The lender’s ‘pause for breath’ is believed to have resulted from its inability to use previously viable securitisation channels, impacting heavily upon its risk outlook.
The action is likely to have a profound impact on packagers – an area of the market the lender had historically championed.
Vic Jannels, All Types of Mortgages and Professional Mortgage Packagers Alliance chairman, said the news had surprised him, and he agreed that this further blow to the packaging sector would do little to assuage the worries of those concerned for the future.
He said: “This is disappointing news. If anything, it was thought that Amber might scale down its operations, not remove itself entirely from the market. We thought it would be here for the long term.”
Jannels also voiced an escalating concern over whether the move had darker undertones, suggesting that balance sheet lenders were knowingly making a series of tactical moves in a bid to ‘tidy up the market’, with the intention of sweeping up any residual business on their return once conditions improve.

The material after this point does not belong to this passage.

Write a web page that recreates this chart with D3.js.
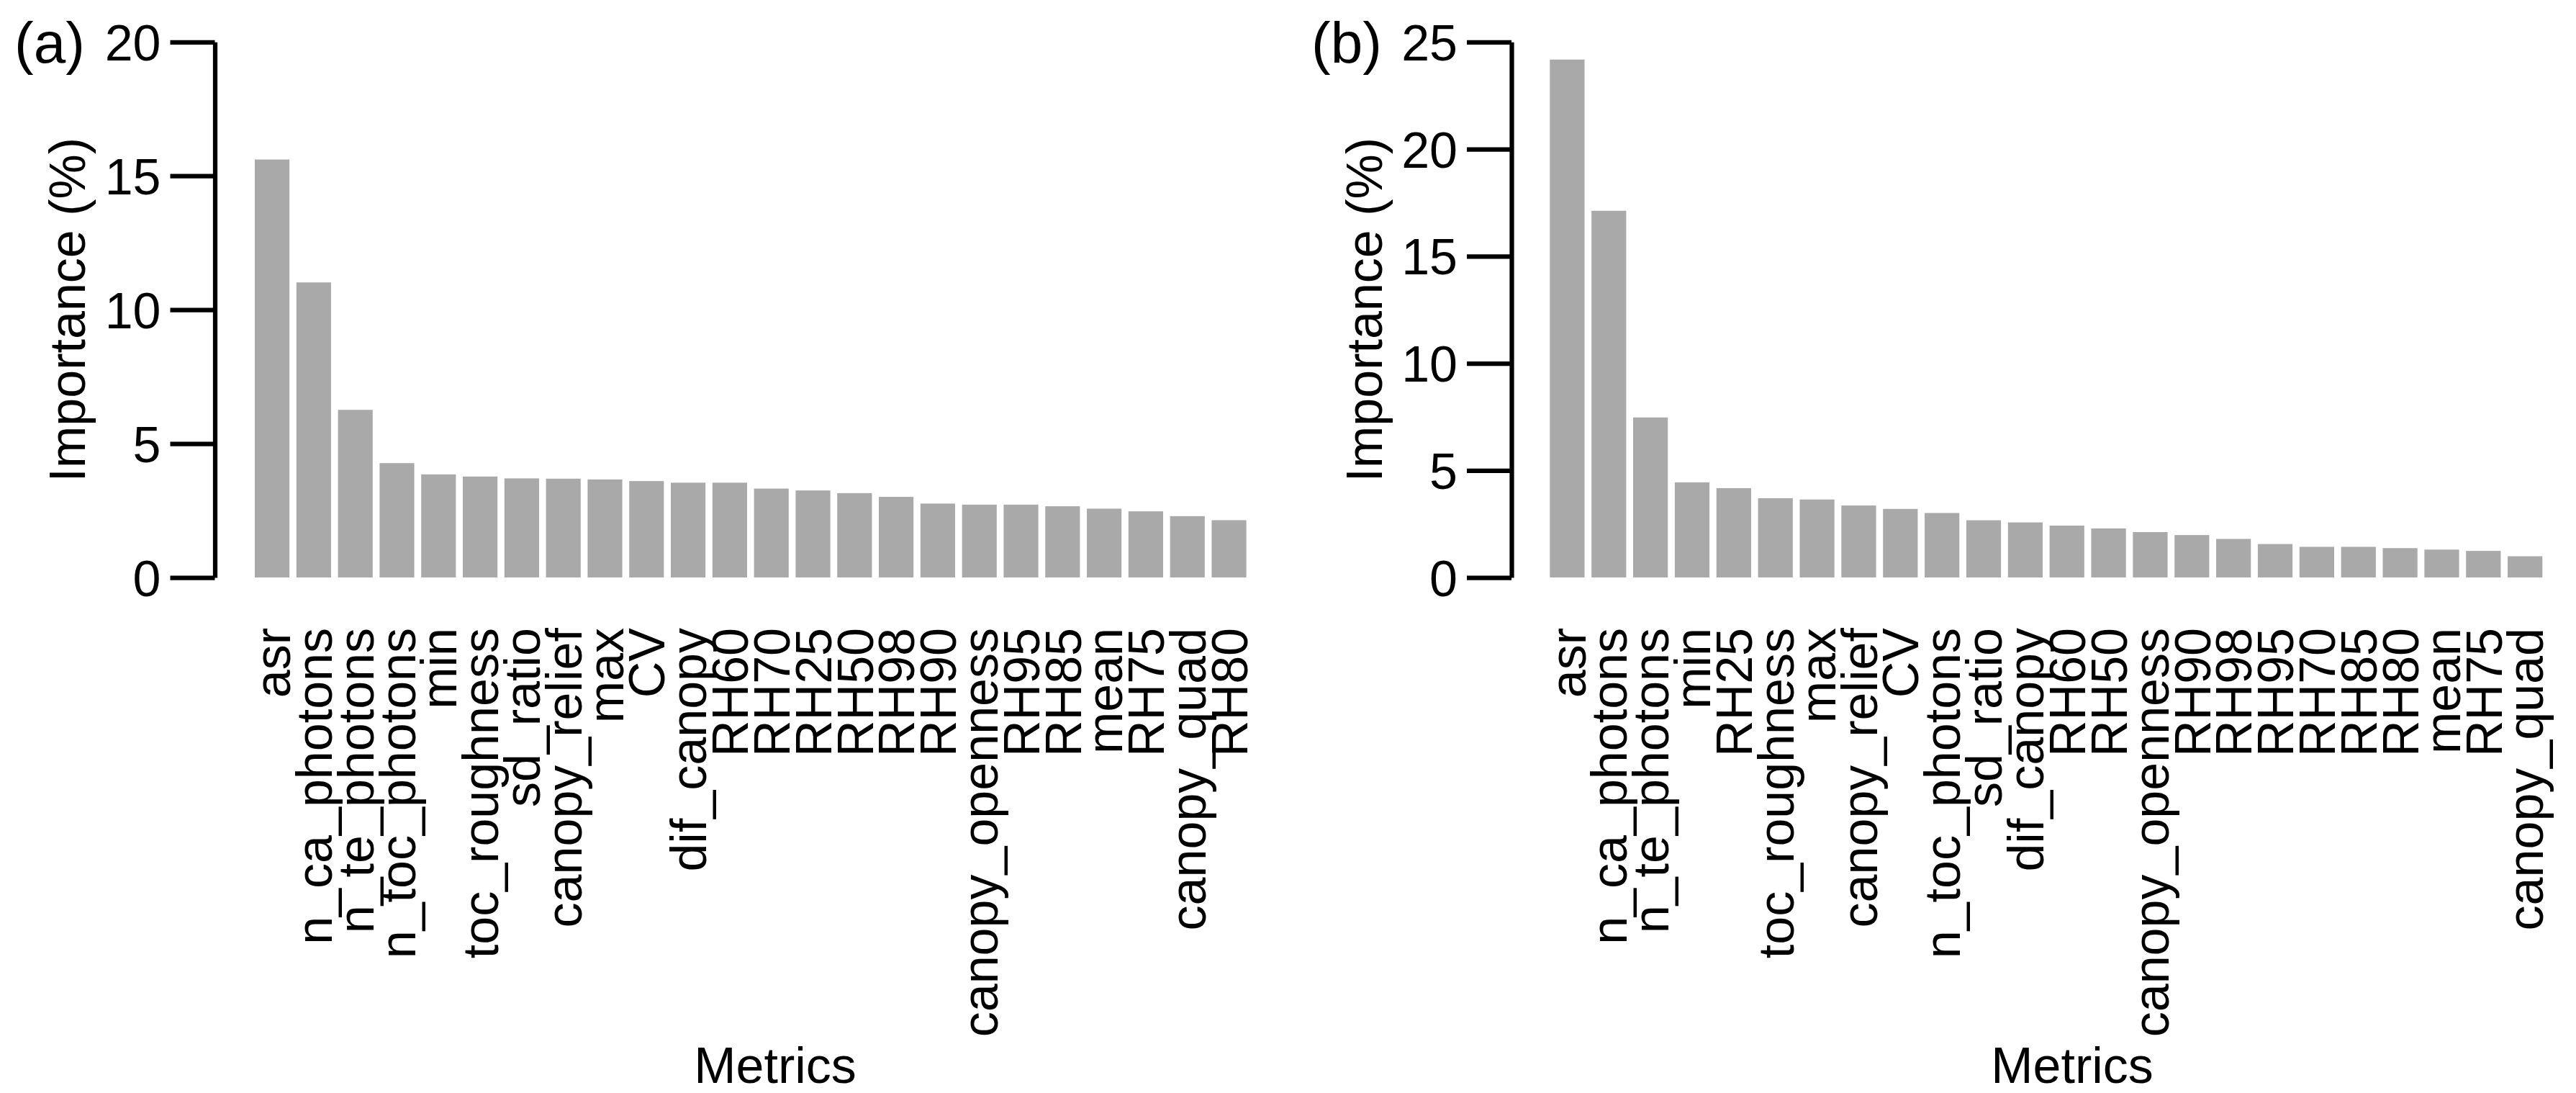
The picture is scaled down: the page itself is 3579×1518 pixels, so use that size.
<!DOCTYPE html>
<html>
<head>
  <meta charset="utf-8">
  <script src="https://cdn.jsdelivr.net/npm/d3@7"></script>
<style>
  body { margin: 0; background: #fff; }
  text { font-family: "Liberation Sans", Arial, Helvetica, sans-serif; fill: #000; }
</style>
</head>
<body>
<script type="text/javascript">
  // panel (a)
  var metricsA = ["asr", "n_ca_photons", "n_te_photons", "n_toc_photons", "min",
    "toc_roughness", "sd_ratio", "canopy_relief", "max", "CV", "dif_canopy",
    "RH60", "RH70", "RH25", "RH50", "RH98", "RH90", "canopy_openness", "RH95",
    "RH85", "mean", "RH75", "canopy_quad", "RH80"];
  var importanceA = [15.61, 11.02, 6.26, 4.27, 3.85, 3.77, 3.70, 3.69, 3.66, 3.60,
    3.54, 3.54, 3.32, 3.25, 3.15, 3.01, 2.76, 2.72, 2.72, 2.66, 2.57, 2.47, 2.29, 2.14];
  var ticksA = [0, 5, 10, 15, 20];

  // panel (b)
  var metricsB = ["asr", "n_ca_photons", "n_te_photons", "min", "RH25",
    "toc_roughness", "max", "canopy_relief", "CV", "n_toc_photons", "sd_ratio",
    "dif_canopy", "RH60", "RH50", "canopy_openness", "RH90", "RH98", "RH95",
    "RH70", "RH85", "RH80", "mean", "RH75", "canopy_quad"];
  var importanceB = [24.18, 17.12, 7.47, 4.44, 4.17, 3.70, 3.64, 3.36, 3.20, 3.01,
    2.67, 2.57, 2.42, 2.29, 2.12, 1.98, 1.80, 1.56, 1.43, 1.43, 1.37, 1.30, 1.24, 0.99];
  var ticksB = [0, 5, 10, 15, 20, 25];

  var W = 3579, H = 1518;
  var fs = 70;        // text size
  var lw = 6.25;      // R lwd=1 at this resolution
  var yTop = 58.3, yBot = 802;

  var svg = d3.select("body").append("svg")
      .attr("width", W)
      .attr("height", H);

  function panel(tag, metrics, values, ticks, dx, barL, barR, axisX) {
    var g = svg.append("g").attr("transform", "translate(" + dx + ",0)");

    var x = d3.scaleBand()
        .domain(metrics)
        .range([barL, barR])
        .paddingInner(1 / 6)
        .paddingOuter(0);

    var y = d3.scaleLinear()
        .domain([0, d3.max(ticks)])
        .range([yBot, yTop]);

    // bars
    g.selectAll("rect.bar")
        .data(values)
        .enter()
        .append("rect")
          .attr("class", "bar")
          .attr("x", function (d, i) { return x(metrics[i]); })
          .attr("width", x.bandwidth())
          .attr("y", function (d) { return y(d); })
          .attr("height", function (d) { return y(0) - y(d); })
          .style("fill", "#a9a9a9");

    // y axis
    var ax = g.append("g")
        .attr("transform", "translate(" + axisX + ",0)")
        .call(d3.axisLeft(y).tickValues(ticks).tickSize(62).tickSizeOuter(0).tickPadding(13));
    ax.selectAll("path, line").style("stroke", "#000").style("stroke-width", lw);
    ax.selectAll("text").style("font-size", fs + "px").attr("dy", "0.36em")
        .style("font-family", "'Liberation Sans', Arial, sans-serif");

    // category labels, vertical
    g.selectAll("text.lab")
        .data(metrics)
        .enter()
        .append("text")
          .attr("class", "lab")
          .attr("transform", function (d) {
            return "translate(" + (x(d) + x.bandwidth() / 2) + ",872) rotate(-90)";
          })
          .attr("dy", "0.36em")
          .style("text-anchor", "end")
          .style("font-size", fs + "px")
          .text(function (d) { return d; });

    // axis titles
    g.append("text")
        .attr("transform", "translate(118," + ((yTop + yBot) / 2) + ") rotate(-90)")
        .style("text-anchor", "middle")
        .style("font-size", fs + "px")
        .text("Importance (%)");

    g.append("text")
        .attr("x", 1077)
        .attr("y", 1504)
        .style("text-anchor", "middle")
        .style("font-size", fs + "px")
        .text("Metrics");

    // panel tag
    g.append("text")
        .attr("x", 20)
        .attr("y", 87)
        .style("font-size", "80px")
        .text(tag);
  }

  panel("(a)", metricsA, importanceA, ticksA, 0, 354, 1731.6, 298.5);
  panel("(b)", metricsB, importanceB, ticksB, 1802, 2153.3 - 1802, 3532.3 - 1802, 2100 - 1802);
</script>
</body>
</html>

Raising further questions over the lender’s intentions, a source told Mortgage Introducer that Amber business development managers had begun speaking to advisers regarding investing money, rather than mortgage business, in the days preceding the announcement.
Amber said it would concentrate on servicing its £1.5 billion loan book under finance director, Paul Gittins.
It is reviewing the positions of around 27 of its 42 staff. However, a spokesperson stressed that a good number would be retained and assured brokers that all pipeline business would be honoured.
Gordon Jolly, managing director of Amber Homeloans, commented: “We have decided it is time to pause for breath and wait until the market returns to more normal conditions.”